Cost was whatever the cost of sending an SMS within or through the Dialog network. It was clear that setting up this module needed to be done in consultation with (or at the very least, adequate notification given to) the mobile telecoms provider it used for message delivery. Else, as was pointed out, warning messages to hundreds could easily be shut down by automated SMS spam guards, which would defeat the purpose of the system.
One suggestion I had was to simplify their three character survey response code. My suggestion was to limit the characters to the first key press of a mobile keypad (a,d, g, j, m, p, t, w and *, 0 # if necessary) since multiple key presses to get to the other letters could lead to, particularly when also dealing with a chaotic context, high levels of stress and possibly sleep depravation, higher levels of error in input.
The suggestion was also made to made the UI a bit more like Twitter, with notification of how many characters had been used in a message and how many there were left.
It would also be necessary for Sahana to encourage the best practice of the most urgent numbers at the top of any group list, given the sequential nature of SMS delivery, ensuring that they got the message first. It would be useful then to also encourage the creation of groups based on geo-location – so that say in the case of a tsunami alert, disaster responders along the coastal belt most likely to be affected could be alerted as first and then others. Extrapolating key numbers from a group that contained a whole bunch of numbers at the time of sending the message out would be next to impossible.
It would be interesting to see if the Government Information Dept. or National Disaster Management Centre takes this up as a means of communicating disaster early warning and subsequent information to journalists and other key actors. A key conversation in this regard was facilitated by an article of Chamath Ariyadasa from JNW news on Groundviews, well worth reading even today.
One feature I would like to see in the Sahana SMS module is an automated keyword response mechanism, akin to what FrontlineSMS already has. For example, someone in the field types “emc colombo” which could be a short-code understood by the system as a request for emergency contacts for that particular location / district / GN division. Those managing the module would be responsible for updating responses with current information. So in this example, “emc colombo” could result in as SMS like “N.D. Hettiarachchi, dndmc@sltnet.lk, +94112431590 T, +94112431593 F”.

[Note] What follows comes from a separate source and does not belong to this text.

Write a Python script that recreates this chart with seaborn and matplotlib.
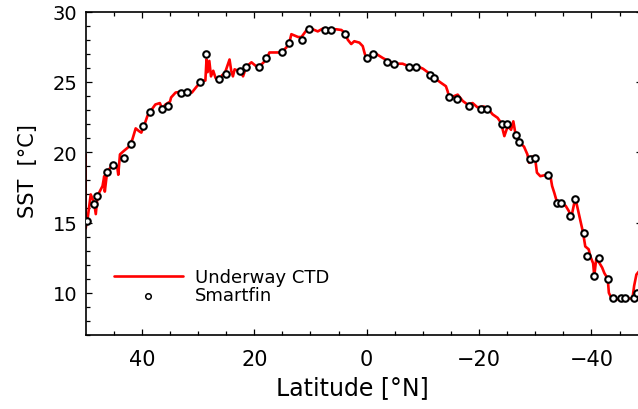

It would be interesting if the system actually logged the delivery time of messages to the extent made possible by delivery receipts with Dialog and Mobitel (maybe with Tigo too). It would be interesting to get a a baseline on a normal day (a dry run of the system with Sarvodaya’s network) and another during an actual disaster warning / early response context to compare how the system deals with stress placed on it and on the larger mobile network.
I wonder if Sahana can and will provide this module as a web service delinked from the larger Sahana system? I can see far broader applications for this than disaster early warning and a web services approach or at worst a thin client approach would allow it to be used by those who don’t necessarily want or need the full blown Sahana system.